My favorite assignment is always the one I’ve just finished, right now, I am really excited about Smoky and the Feast of Mabon.
Do you ever have creative slumps? How do you work through them?
There is no time for a creative slump. If I wait for inspiration, there are any number of other illustrators who keep working and getting their work out there. The ones who do that, get the assignments. I work everyday, some days my work is better than others, but work that’s not quite what I want it to be is better than no work at all.
What is the best part about what you do?
The best part of this job is getting letters and emails from the kids who read my books. One of those messages can make my whole week.
That must be a great feeling, I think that is something that all artists/writers aspire to and appreciate the most! Do you belong to any illustrator communities? If so, are any of these communities good for young, aspiring illustrators to join and learn more about the industry?
On Twitter, I co-host a Tweet chat with the hashtag #kidlitart. It’s Thursday nights at 9pm Eastern time. I also have memberships in the Society of Children’s Book Writers and Illustrators, the Graphic Artist Guild, and the St Louis Watercolor Society. There are numerous blogs and support groups on the internet as well. For many years I was on a Yahoo Group for illustrators. I am too busy these days to keep up with them. I belong to three crit group blogs. One is private, but the others are open to new members. They are Watercolor Wednesday (for children’s illustrators working in water media) and The Illustration Board. I get a lot of support from fellow artists via email and IM messages as well.
I think it's so great that you are involved in your community of artists, it's a great way to help others and learn more about your craft at the same time. How do you maintain balance in your life between work and play?
Balance? What is this thing you call balance?
Ha, I hear ya on that. What fun activities do you enjoy outside of your professional art work?
There are activities outside of art work?
Do you have any tips for budding artists who would like to become professional illustrators?
Draw every day. Draw from life. Find what you love to draw. Draw it. A lot.

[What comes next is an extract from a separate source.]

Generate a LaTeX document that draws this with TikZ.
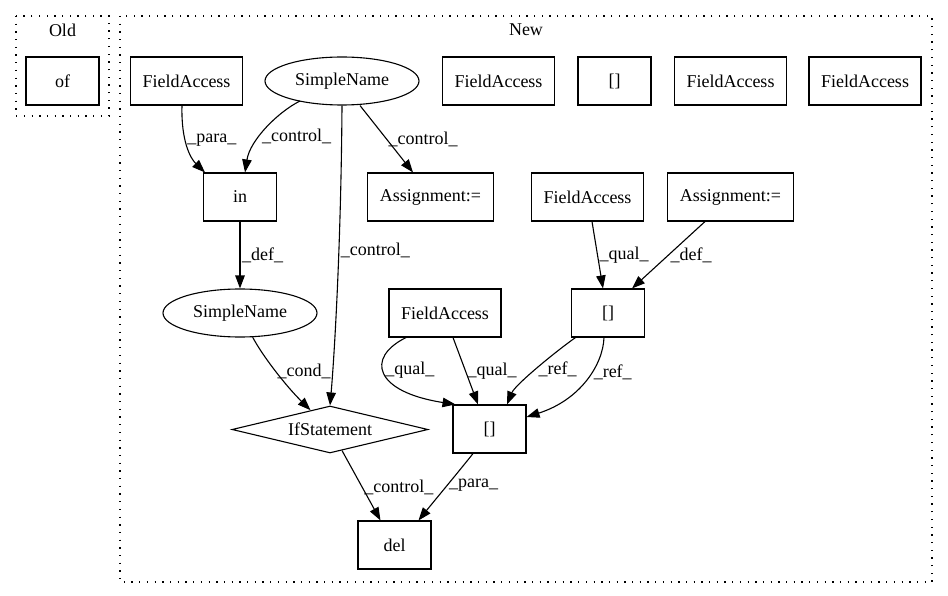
\documentclass[tikz,border=0pt]{standalone}
\usepackage{fontspec}
\setmainfont{Liberation Serif}
\usetikzlibrary{shapes.geometric}
\usetikzlibrary{arrows.meta}
\tikzset{
  box/.style={rectangle, draw, line width=1.1pt, minimum width=73pt, minimum height=48pt, inner xsep=12pt},
  simple/.style={ellipse, draw, line width=1.1pt, minimum width=154pt, minimum height=48pt, inner sep=0pt},
  decision/.style={diamond, draw, line width=1.1pt, minimum width=196pt, minimum height=47pt, aspect=4, inner sep=1pt},
  cluster/.style={draw, line width=1.3pt, dash pattern=on 1.3pt off 6.4pt},
  arrow/.style={draw, line width=1.1pt, -{Triangle[length=13pt,width=9.5pt]}},
  lbl/.style={anchor=west, inner sep=1.5pt}
  }

\begin{document}
\begin{tikzpicture}[x=1pt, y=-1pt, font=\fontsize{18}{21}\selectfont]
	\useasboundingbox (0,0) rectangle (948,596);
	% Frame
	\draw[cluster] (16,16) rectangle (109,116);
	\node (old) at (62.5,30) {Old};
	\draw[cluster] (120,16) rectangle (932,582);
	\node (new) at (526,30) {New};

	% Nodes
	\node[box] (of) at (62.5,81) {of};
	\node[box] (fa1) at (186.5,81) {FieldAccess};
	\node[simple] (sn1) at (342,81) {SimpleName};
	\node[box] (fa2) at (498.5,81) {FieldAccess};
	\node[box] (br1) at (614.5,81) {[]};
	\node[box] (fa3) at (730.5,81) {FieldAccess};
	\node[box] (fa4) at (865,81) {FieldAccess};
	\node[box] (in) at (240,197) {in};
	\node[box] (as1) at (430.5,197) {Assignment:=};
	\node[box] (fa5) at (587.5,197) {FieldAccess};
	\node[box] (as2) at (730.5,197) {Assignment:=};
	\node[simple] (sn2) at (240,313) {SimpleName};
	\node[box] (fa6) at (445,313) {FieldAccess};
	\node[box] (br2) at (608,313) {[]};
	\node[decision] (if) at (330,429.5) {IfStatement};
	\node[box] (br3) at (489.5,429) {[]};
	\node[box] (del) at (394.5,545) {del};

	% Arrow
	\draw [arrow] ([xshift=-4.5pt]fa1.south) .. controls (181,140) and (190,158) .. ([xshift=-35pt]in.north) node[lbl, pos=0.4]{\_para\_};
	\draw [arrow] ([shift={(-42pt,-20pt)}]sn1.center) .. controls (278,112) and (250,140) .. ([xshift=5pt]in.north) node[lbl, pos=0.6]{\_control\_};
	\draw [arrow] ([xshift=18pt]sn1.south) -- node[lbl, pos=0.5]{\_control\_} ([xshift=-17.5pt]as1.north);
	\draw [arrow] (sn1.south) .. controls (341,250) and (334,360) .. (if.north) node[lbl, pos=0.37]{\_control\_};
	\draw [arrow] (in) -- node[lbl]{\_def\_} (sn2);
	\draw [arrow] ([xshift=4.5pt]fa5.south) -- node[lbl]{\_qual\_} ([xshift=-5pt]br2.north);
	\draw [arrow] ([xshift=-25.5pt]as2.south) -- node[lbl]{\_def\_} ([xshift=24pt]br2.north);
	\draw [arrow] (sn2) .. controls (262,355) and (285,385) .. (if) node[lbl, pos=0.5]{\_cond\_};
	\draw [arrow] ([xshift=-39pt]fa6.south) .. controls (365,358) and (375,392) .. ([xshift=-34pt]br3.north) node[lbl, pos=0.45]{\_qual\_};
	\draw [arrow] ([xshift=8pt]fa6.south) -- node[lbl]{\_qual\_} ([xshift=-11.5pt]br3.north);
	\draw [arrow] ([xshift=-32.5pt]br2.south) .. controls (555,352) and (515,385) .. ([xshift=17.5pt]br3.north) node[lbl, pos=0.5]{\_ref\_};
	\draw [arrow] ([xshift=-4pt]br2.south) .. controls (603,365) and (580,400) .. ([yshift=12pt]br3.east) node[lbl, pos=0.4]{\_ref\_};
	\draw [arrow] ([shift={(12pt,3pt)}]if.south) -- node[lbl, pos=0.53]{\_control\_} ([xshift=-14pt]del.north);
	\draw [arrow] ([xshift=-16.5pt]br3.south) .. controls (460,470) and (435,500) .. ([xshift=24pt]del.north) node[lbl, pos=0.5]{\_para\_};
\end{tikzpicture}
\end{document}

What has been inspiring you lately?
I have been learning to paint faces and watching a lot of youtube videos showing other artists’ techniques. I visit deviantart.com and browse through the art there. My crit partners are also pretty amazing artists, so viewing what they are working on is very inspiring.
What are your newest projects? Anything we should look for?
The last project I worked on will be published in a spring 2011 girls’ magazine. There are several other book projects in the works however nothing I can talk about yet. More waiting. :D
Thanks so much to Wendy for taking time out of her busy schedule to answer my questions, it was a pleasure! So for all you budding artists and writers out there, put the remote down and start working! The best way to learn is to pick up your pen or paintbrush and create something magical. All your hard work, will be worth it in the end!